Hi All - the avalanche risk reporting thing is frustrating for me as an avalanche/mountain professional (I'm an International Mountain Leader who trains people in avalanche safety) rather than anything much to do with the chalet business - although I'm getting slightly frustrated reassuring clients that they are going to be OK on their ski holiday despite what they've read in the Telegraph.
Avalanche risk changes rapidly. It would be entirely normal for the risk level to go from level 1 ("Low") to 4 ("High") and back to, say, 2 ("Moderate") within 3 or 4 days as new snow arrives and then settles. So a hysterical newspaper article (which is probably 2 or 3 days out of date by the time it's written) talking about "dangerous avalanche conditions" is almost entirely useless in deciding whether or not conditions are going to be safe for your ski holiday in 2 weeks time.
"Most Deadly Start to the Season in the Swiss Alps in a gazillion years" - well, maybe. But how do you define the start of the season? Why is the grouping of incidents to the "Swiss Alps" relevant? (The Swiss Alps is a huge area and avalanche conditions may well be wildly different from one area to another). If there were no avalanche deaths in Italy, France and Austria, then maybe for the Alps as a whole it's actually the safest start to the season in a gazillion years (not suggesting this is the case!) yet this headline makes people think it's a really bad situation. From memory (haven't fact-checked) the start of last season almost certainly saw more deaths in the French Alps than this year. The worst season for avalanche deaths in a long time was 2010-2011 (which was actually a very poor snow year).
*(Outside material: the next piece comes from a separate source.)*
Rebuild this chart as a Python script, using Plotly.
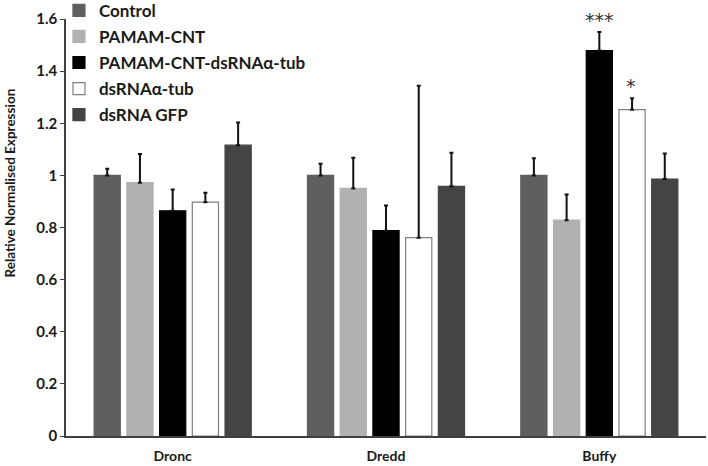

The widely-reported "weak layer" in the snowpack is actually a pretty normal early-season phenomenon - it's caused by a thin snowpack and cold weather, which is pretty-much what you'd expect to find in December. The effect was, admittedly, quite pronounced this year because we had a lot of snow in November, then cold, dry weather in December. Nevertheless, it's pretty normal for the time of year. This type of weak layer (depth hoar) does normally remain in the snowpack for a long time and could therefore be expected to remain a worry throughout the season. In fact, though, some un-seasonably mild weather and a decent amount of snowfall finally arriving seem to have reduced the risk quicker than expected. The avalanche risk in my local area (Tarentaise Valley / Savoie) is currently level 2 - 3. The "3" at altitude is due to windslab created by strongish winds over the last day or so. The early-season depth-hoar layer is considered to have stabilised for the most part, although it's still worth taking account of when making decisions.
This, of course, is my opinion and is based on my interpretation of the local avalanche forecasting, plus my own observation of the snow and weather conditions when I'm out in the mountains every day.
Make your own decisions - don't base your judgement on some weeks-old article you read in a newspaper or on a website. Don't base it on what I'm telling you either, I could well be wrong!
The best source of information is the local avalanche forecast, usually updated every 24 hours at least (anything older than that is pretty-much useless). You can find avalanche forecasts (and other info) for most places in Europe at http://www.avalanches.org
EDIT: Interestingly, having just checked some statistics at http://www.anena.org (French avalanche reporting/training body), 2010-2011 actually came out as quite a "safe" year in terms of number of deaths in the end. I remember it as being really bad because of a number of widely-reported accidents in my local area where several people were killed in single avalanche incidents. So I guess I'm as vulnerable to over-blown reporting as anyone!